Economic Policy Turned Inside Out
Since the global economic crisis, policymakers in the US and elsewhere have resorted to financial engineering in an effort to recapture growth. In doing so, they have embarked on the greatest experiment in the modern history of economic policy – one that risks, once again, pushing the world economy to its limits.
NEW HAVEN – The world economy is in the grips of a dangerous delusion. As the great boom that began in the 1990s gave way to an even greater bust, policymakers resorted to the timeworn tricks of financial engineering in an effort to recapture the magic. In doing so, they turned an unbalanced global economy into the Petri dish of the greatest experiment in the modern history of economic policy. They were convinced that it was a controlled experiment. Nothing could be further from the truth.

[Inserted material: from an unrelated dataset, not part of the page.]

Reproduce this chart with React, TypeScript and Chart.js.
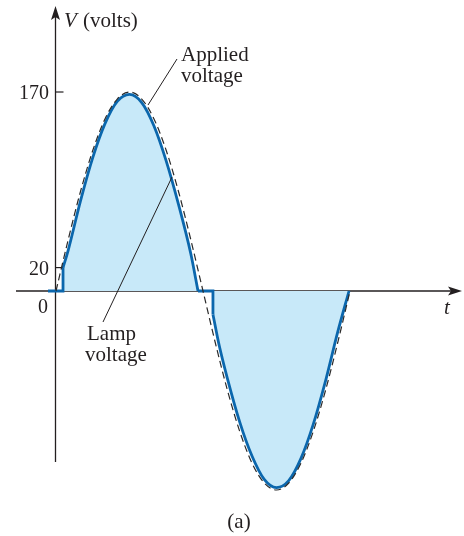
import React, { useEffect, useRef } from "react";
import { Chart, registerables } from "chart.js";

Chart.register(...registerables);

// Applied voltage (dashed sine), time in degrees
const appliedT = [0, 15, 30, 45, 60, 75, 90, 105, 120, 135, 150, 165, 180, 195, 210, 225, 240, 255, 270, 285, 300, 315, 330, 345, 360];
const appliedV = [0, 44, 85, 120, 147, 164, 170, 164, 147, 120, 85, 44, 0, -44, -85, -120, -147, -164, -170, -164, -147, -120, -85, -44, 0];

// Lamp voltage, positive half
const lampPosT = [8.6, 15, 30, 45, 60, 75, 90, 105, 120, 135, 150, 165, 173.9];
const lampPosV = [20, 35, 77, 114, 143, 162, 168, 161, 141, 111, 74, 32, 0];
// Lamp voltage, negative half
const lampNegT = [192.2, 200, 210, 225, 240, 255, 270, 285, 300, 315, 330, 345, 358.8];
const lampNegV = [-20, -47, -75, -112, -141, -161, -168, -162, -143, -114, -77, -35, 0];
// Lamp off (flat) segments with vertical jumps
const lampOffAT = [-9.8, 8.6, 8.6];
const lampOffAV = [0, 0, 20];
const lampOffBT = [173.9, 192.2, 192.2];
const lampOffBV = [0, 0, -20];

// Y tick labels
const yTickValues = [170, 20];
const yTickLabels = ["170", "20"];

const toPts = (t: number[], v: number[]) => t.map((x, i) => ({ x, y: v[i] }));

const INK = "#231f20";
const BLUE = "#0b67ad";
const FILL = "#c8e9f9";
const FONT = "21px 'Liberation Serif', 'Times New Roman', serif";
const NFONT = "20px 'Liberation Serif', 'Times New Roman', serif";
const IFONT = "italic 21px 'Liberation Serif', 'Times New Roman', serif";

const axesPlugin = {
  id: "axesPlugin",
  beforeDatasetsDraw(chart: any) {
    const ctx = chart.ctx;
    const xs = chart.scales.x;
    const ys = chart.scales.y;
    const x0 = xs.getPixelForValue(0);
    const y0 = ys.getPixelForValue(0);
    ctx.save();
    ctx.strokeStyle = INK;
    ctx.fillStyle = INK;
    ctx.lineWidth = 1.3;
    // x axis
    ctx.beginPath();
    ctx.moveTo(16, y0);
    ctx.lineTo(452, y0);
    ctx.stroke();
    ctx.beginPath();
    ctx.moveTo(462, y0);
    ctx.lineTo(448, y0 - 4.5);
    ctx.lineTo(451, y0);
    ctx.lineTo(448, y0 + 4.5);
    ctx.closePath();
    ctx.fill();
    // y axis
    ctx.beginPath();
    ctx.moveTo(x0 - 0.5, 462);
    ctx.lineTo(x0 - 0.5, 16);
    ctx.stroke();
    ctx.beginPath();
    ctx.moveTo(x0 - 0.5, 6);
    ctx.lineTo(x0 - 5, 20);
    ctx.lineTo(x0 - 0.5, 17);
    ctx.lineTo(x0 + 4, 20);
    ctx.closePath();
    ctx.fill();
    // ticks
    ctx.lineWidth = 1.2;
    yTickValues.forEach((v) => {
      const py = ys.getPixelForValue(v);
      ctx.beginPath();
      ctx.moveTo(x0 - 0.5, py);
      ctx.lineTo(x0 + 7.5, py);
      ctx.stroke();
    });
    ctx.restore();
  },
  afterDraw(chart: any) {
    const ctx = chart.ctx;
    const xs = chart.scales.x;
    const ys = chart.scales.y;
    const x0 = xs.getPixelForValue(0);
    const y0 = ys.getPixelForValue(0);
    ctx.save();
    ctx.fillStyle = INK;
    ctx.strokeStyle = INK;
    ctx.textBaseline = "alphabetic";
    ctx.font = NFONT;
    // tick labels
    ctx.textAlign = "right";
    yTickValues.forEach((v, i) => {
      ctx.fillText(yTickLabels[i], x0 - 7, ys.getPixelForValue(v) + 7);
    });
    ctx.fillText("0", x0 - 8, y0 + 22);
    // axis titles
    ctx.textAlign = "left";
    ctx.font = IFONT;
    ctx.fillText("V", x0 + 8, 27);
    ctx.font = FONT;
    ctx.fillText("(volts)", x0 + 27, 27);
    ctx.font = IFONT;
    ctx.fillText("t", 444, y0 + 23);
    // annotations
    ctx.font = FONT;
    ctx.fillText("Applied", 181, 61);
    ctx.fillText("voltage", 181, 82);
    ctx.fillText("Lamp", 87, 340);
    ctx.fillText("voltage", 85, 361);
    ctx.textAlign = "center";
    ctx.fillText("(a)", 239, 528);
    // leader lines
    ctx.lineWidth = 1;
    ctx.beginPath();
    ctx.moveTo(177, 59);
    ctx.lineTo(148, 105);
    ctx.stroke();
    ctx.beginPath();
    ctx.moveTo(172, 177);
    ctx.lineTo(103, 322);
    ctx.stroke();
    ctx.restore();
  },
};

export default function App() {
  const ref = useRef<HTMLCanvasElement | null>(null);
  useEffect(() => {
    document.body.style.margin = "0";
    const canvas = ref.current;
    if (!canvas) return;
    const straight = {
      borderColor: BLUE,
      borderWidth: 2.8,
      pointRadius: 0,
      tension: 0,
      fill: false,
      order: 2,
    };
    const curve = {
      borderColor: BLUE,
      borderWidth: 2.8,
      pointRadius: 0,
      cubicInterpolationMode: "monotone",
      fill: "origin",
      backgroundColor: FILL,
      order: 3,
    };
    const chart = new Chart(canvas, {
      type: "line",
      data: {
        datasets: [
          {
            label: "Applied voltage",
            data: toPts(appliedT, appliedV),
            borderColor: "#2a2a2a",
            borderWidth: 1.2,
            borderDash: [7, 4],
            pointRadius: 0,
            cubicInterpolationMode: "monotone",
            fill: false,
            order: 0,
          } as any,
          { label: "Lamp +", data: toPts(lampPosT, lampPosV), ...curve } as any,
          { label: "Lamp -", data: toPts(lampNegT, lampNegV), ...curve } as any,
          { label: "Lamp off A", data: toPts(lampOffAT, lampOffAV), ...straight } as any,
          { label: "Lamp off B", data: toPts(lampOffBT, lampOffBV), ...straight } as any,
        ],
      },
      options: {
        responsive: false,
        animation: false,
        devicePixelRatio: 1,
        layout: { padding: 0 },
        plugins: { legend: { display: false }, tooltip: { enabled: false } },
        scales: {
          x: { type: "linear", min: -68.57, max: 499.6, display: false },
          y: { type: "linear", min: -209.3, max: 248.6, display: false },
        },
      } as any,
      plugins: [axesPlugin],
    });
    return () => chart.destroy();
  }, []);
  return (
    <div style={{ width: 464, height: 536, background: "#fff" }}>
      <canvas ref={ref} width={464} height={536} />
    </div>
  );
}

The rise and fall of post-World War II Japan heralded what was to come. The growth miracle of an ascendant Japanese economy was premised on an unsustainable suppression of the yen. When Europe and the United States challenged this mercantilist approach with the 1985 Plaza Accord, the Bank of Japan countered with aggressive monetary easing that fueled massive asset and credit bubbles.
The rest is history. The bubbles burst, quickly bringing down Japan’s unbalanced economy. With productivity having deteriorated considerably – a symptom that had been obscured by the bubbles – Japan was unable to engineer a meaningful recovery. In fact, it still struggles with imbalances today, owing to its inability or unwillingness to embrace badly needed structural reforms – the so-called “third arrow” of Prime Minister Shinzo Abe’s economic recovery strategy, known as “Abenomics.”